The federal government spends a staggering amount of money on the federal disability program.  Critics contend that much of the money spent is being wasted, and that more should be done to combat this wasteful spending.  To that end President Obama has pledged $4.3 billion over 5 years to fight disability fraud.

Administration officials contend that the skyrocketing cost of federal disability – up 65% from 2001 to 2007 – is the result of fraud.  Fraud stemming from a lack of oversight.  So the question is, will this fraud-busting $4.3 billion really make a difference?

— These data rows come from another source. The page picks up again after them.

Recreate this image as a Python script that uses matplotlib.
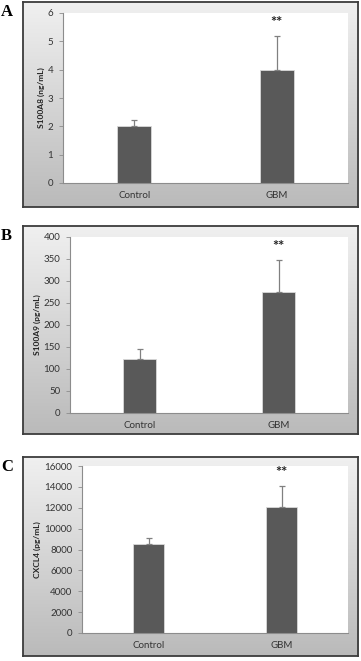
import numpy as np
import matplotlib
matplotlib.use("Agg")
import matplotlib.pyplot as plt
from matplotlib.colors import LinearSegmentedColormap

# data
groups = ["Control", "GBM"]

s100a8_mean = [2.02, 4.0]
s100a8_err = [0.21, 1.18]

s100a9_mean = [122, 276]
s100a9_err = [23, 72]

cxcl4_mean = [8550, 12100]
cxcl4_err = [550, 2000]

panels = [
    ("A", "S100A8 (ng/mL)", s100a8_mean, s100a8_err, 6, 1),
    ("B", "S100A9 (pg/mL)", s100a9_mean, s100a9_err, 400, 50),
    ("C", "CXCL4 (pg/mL)", cxcl4_mean, cxcl4_err, 16000, 2000),
]

# layout in pixels: frame box, plot box (x0, y0, x1, y1)
W, H = 361, 661
frames = [(23, 2, 358, 207), (23, 226, 358, 434), (23, 457, 358, 656)]
plots = [(63, 13, 348, 183), (70, 237, 348, 413), (82, 466, 348, 633)]


def rect(box):
    x0, y0, x1, y1 = box
    return [x0 / W, 1 - y1 / H, (x1 - x0) / W, (y1 - y0) / H]


plt.rcParams['font.family'] = ['Lato', 'DejaVu Sans']
fig = plt.figure(figsize=(W / 100, H / 100), dpi=100)

grad_cmap = LinearSegmentedColormap.from_list("frame", ["#f0f0f0", "#bababa"])

for (letter, ylabel, means, errs, ymax, step), fbox, pbox in zip(panels, frames, plots):
    # grey gradient frame behind the chart
    bg = fig.add_axes(rect(fbox))
    grad = np.linspace(0, 1, 200).reshape(-1, 1)
    bg.imshow(grad, aspect="auto", cmap=grad_cmap, extent=[0, 1, 0, 1], origin="upper")
    bg.set_xticks([])
    bg.set_yticks([])
    for sp in bg.spines.values():
        sp.set_color("#3c3c3c")
        sp.set_linewidth(1.3)

    ax = fig.add_axes(rect(pbox))
    ax.set_facecolor("white")
    x = np.arange(len(groups))
    ax.bar(x, means, width=0.24, color="#595959", edgecolor="#d9d9d9", linewidth=0.6, zorder=2)
    ax.errorbar(x, means, yerr=[[0] * len(errs), errs], fmt="none", ecolor="#808080",
                elinewidth=0.9, capsize=2.5, capthick=0.9, zorder=3)
    # significance marker over GBM
    ax.text(x[1], means[1] + errs[1] + ymax * 0.035, "**", ha="center", va="bottom",
            fontsize=10.5, fontweight="bold", color="#222222")

    ax.set_xlim(-0.5, 1.5)
    ax.set_ylim(0, ymax)
    ax.set_yticks(np.arange(0, ymax + step / 2, step))
    ax.set_xticks(x)
    ax.set_xticklabels(groups)
    ax.tick_params(axis="x", length=0, labelsize=7, colors="#333333", pad=5.5)
    ax.tick_params(axis="y", length=3, width=0.6, color="#8c8c8c", labelsize=7,
                   labelcolor="#333333", pad=4)
    ax.set_ylabel(ylabel, fontsize=6, fontweight="bold", color="#222222", labelpad=2)
    for side in ["top", "right"]:
        ax.spines[side].set_visible(False)
    for side in ["left", "bottom"]:
        ax.spines[side].set_color("#8c8c8c")
        ax.spines[side].set_linewidth(0.8)

    fig.text(1 / W, 1 - (fbox[1] + 2) / H, letter, ha="left", va="top", fontsize=12,
             fontweight="bold", family="Liberation Serif")

fig.savefig("out.png", dpi=100)
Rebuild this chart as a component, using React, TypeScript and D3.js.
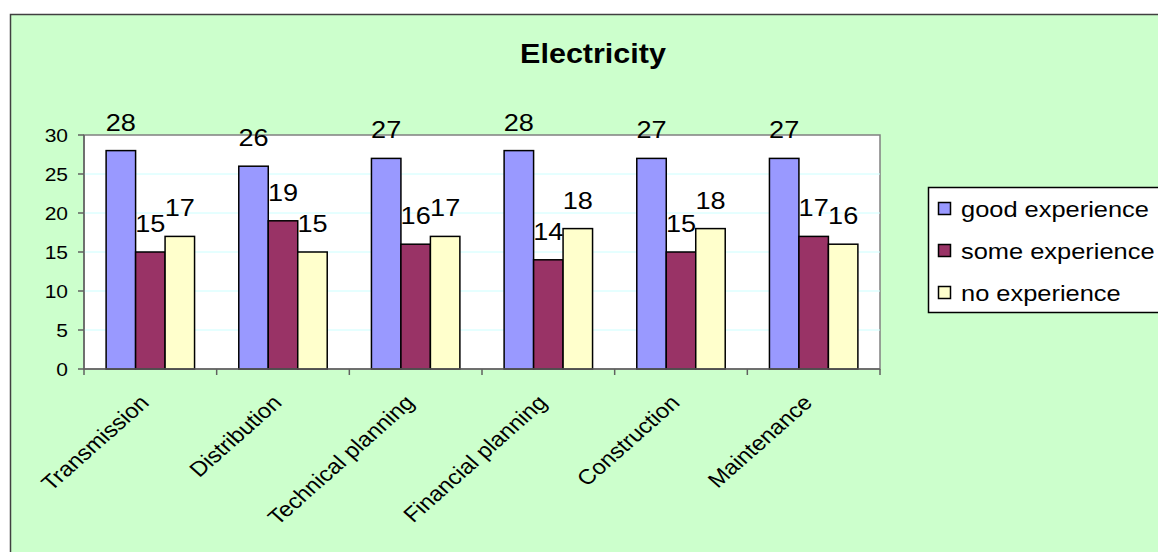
import React from "react";
import * as d3 from "d3";

const categories = ["Transmission", "Distribution", "Technical planning", "Financial planning", "Construction", "Maintenance"];
const seriesNames = ["good experience", "some experience", "no experience"];
const goodExperience = [28, 26, 27, 28, 27, 27];
const someExperience = [15, 19, 16, 14, 15, 17];
const noExperience = [17, 15, 17, 18, 18, 16];
const seriesColors = ["#9999FF", "#993366", "#FFFFCC"];
const yTicks = [0, 5, 10, 15, 20, 25, 30];
const title = "Electricity";

const W = 1158, H = 552;
const plot = { left: 84, right: 880, top: 135, bottom: 369 };
const SX = 1.13;
const FONT = "Arial, 'Liberation Sans', sans-serif";

export default function App() {
  const series = [goodExperience, someExperience, noExperience];
  const x = d3.scaleBand<string>().domain(categories).range([plot.left, plot.right]).padding(0);
  const inner = d3.scaleBand<number>().domain([0, 1, 2]).range([0, x.bandwidth()]).paddingInner(0).paddingOuter(0.75);
  const y = d3.scaleLinear().domain([0, 30]).range([plot.bottom, plot.top]);
  const boundaries = categories.map((c) => x(c)!).concat([plot.right]);

  return (
    <svg width={W} height={H} style={{ position: "absolute", left: 0, top: 0, background: "#fff" }} fontFamily={FONT}>
      <rect x={10.5} y={14.5} width={1200} height={600} fill="#CCFFCC" stroke="#404040" strokeWidth={1.5} />
      <text transform={`translate(593,63) scale(${SX},1)`} textAnchor="middle" fontSize={27} fontWeight="bold" fill="#000">{title}</text>
      <rect x={plot.left} y={plot.top} width={plot.right - plot.left} height={plot.bottom - plot.top} fill="#fff" stroke="#808080" strokeWidth={1.5} />
      {yTicks.filter((t) => t > 0 && t < 30).map((t) => (
        <line key={"g" + t} x1={plot.left} x2={plot.right} y1={y(t)} y2={y(t)} stroke="#CCFFFF" strokeWidth={1} />
      ))}
      {categories.map((c, ci) =>
        series.map((s, si) => {
          const bx = x(c)! + inner(si)!;
          return (
            <rect key={c + si} x={bx} y={y(s[ci])} width={inner.bandwidth()} height={y(0) - y(s[ci])} fill={seriesColors[si]} stroke="#000" strokeWidth={1.5} />
          );
        })
      )}
      <line x1={plot.left} x2={plot.left} y1={plot.top} y2={plot.bottom} stroke="#606060" strokeWidth={1.5} />
      <line x1={plot.left} x2={plot.right} y1={plot.bottom} y2={plot.bottom} stroke="#606060" strokeWidth={1.5} />
      {yTicks.map((t) => (
        <g key={"t" + t}>
          <line x1={plot.left - 6} x2={plot.left} y1={y(t)} y2={y(t)} stroke="#606060" strokeWidth={1.5} />
          <text transform={`translate(68,${y(t) + 6.7}) scale(${SX},1)`} textAnchor="end" fontSize={18.6} fill="#000">{t}</text>
        </g>
      ))}
      {boundaries.map((b, i) => (
        <line key={"b" + i} x1={b} x2={b} y1={plot.bottom} y2={plot.bottom + 6} stroke="#606060" strokeWidth={1.5} />
      ))}
      {categories.map((c) => (
        <text key={"c" + c} transform={`translate(${x(c)! + x.bandwidth() / 2},404) scale(${SX},1) rotate(-45)`} textAnchor="end" fontSize={21} fill="#000">{c}</text>
      ))}
      {categories.map((c, ci) =>
        series.map((s, si) => {
          const cx = x(c)! + inner(si)! + inner.bandwidth() / 2;
          return (
            <text key={"v" + c + si} transform={`translate(${cx},${y(s[ci]) - 20}) scale(${SX},1)`} textAnchor="middle" fontSize={24} fill="#000">{s[ci]}</text>
          );
        })
      )}
      <rect x={928.5} y={187.5} width={300} height={125} fill="#fff" stroke="#000" strokeWidth={1.5} />
      {seriesNames.map((n, i) => (
        <g key={n}>
          <rect x={938.5} y={202.5 + i * 42} width={12} height={12} fill={seriesColors[i]} stroke="#000" strokeWidth={1.5} />
          <text transform={`translate(961,${216.5 + i * 42}) scale(${SX},1)`} fontSize={22.5} fill="#000">{n}</text>
        </g>
      ))}
    </svg>
  );
}
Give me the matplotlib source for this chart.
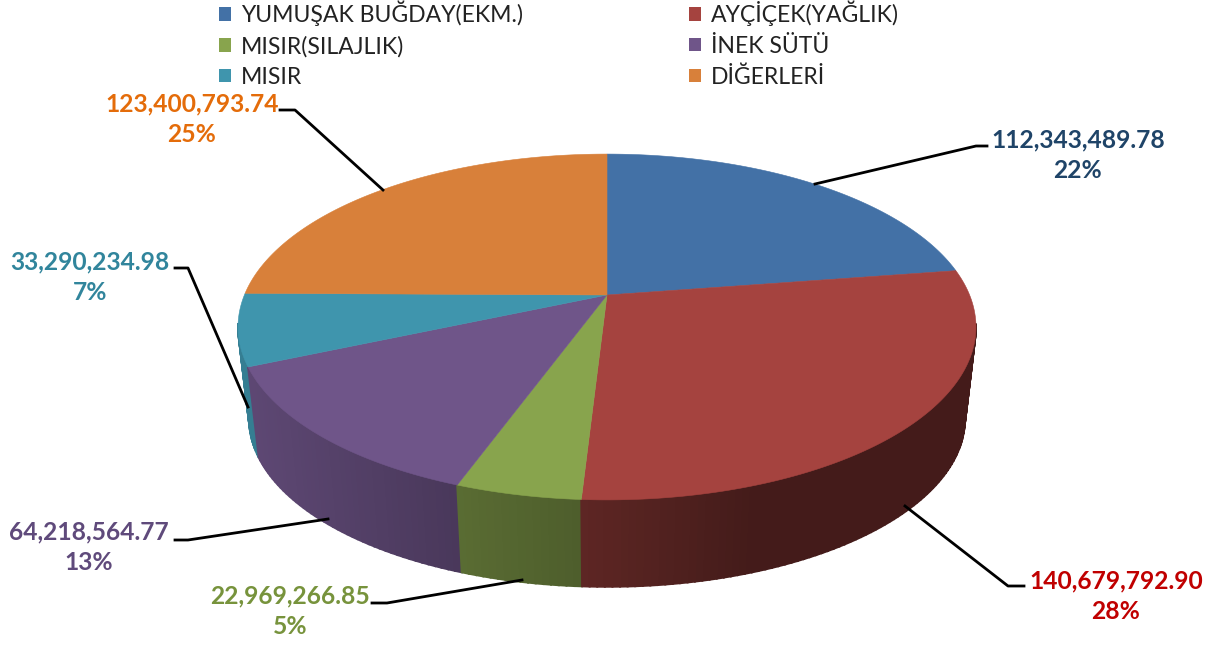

Some argue that the increase in benefit recipients over the last few decades is the result of a loosening in disability requirements.  These days more people – especially children and the mentally ill – qualify for federal benefits than in the past.  So the increase in cost can’t be blamed on fraud alone.

In addition, some of the moves taken by states as a result of the economic recession will make it harder to ferret out cases of fraud.  Because of budget cuts, many states have laid off claims examiners.  This means that not only will the claims backlog increase, but the number of reviews of existing cases that can be done will drop.

Nobody wants a federal disability system riddled with fraud, but the government seems to be sending mixed messages.  How can they make noise about combating fraud while at the same time backlogs are growing as claims examiners are shown the door because of ever shrinking states budgets?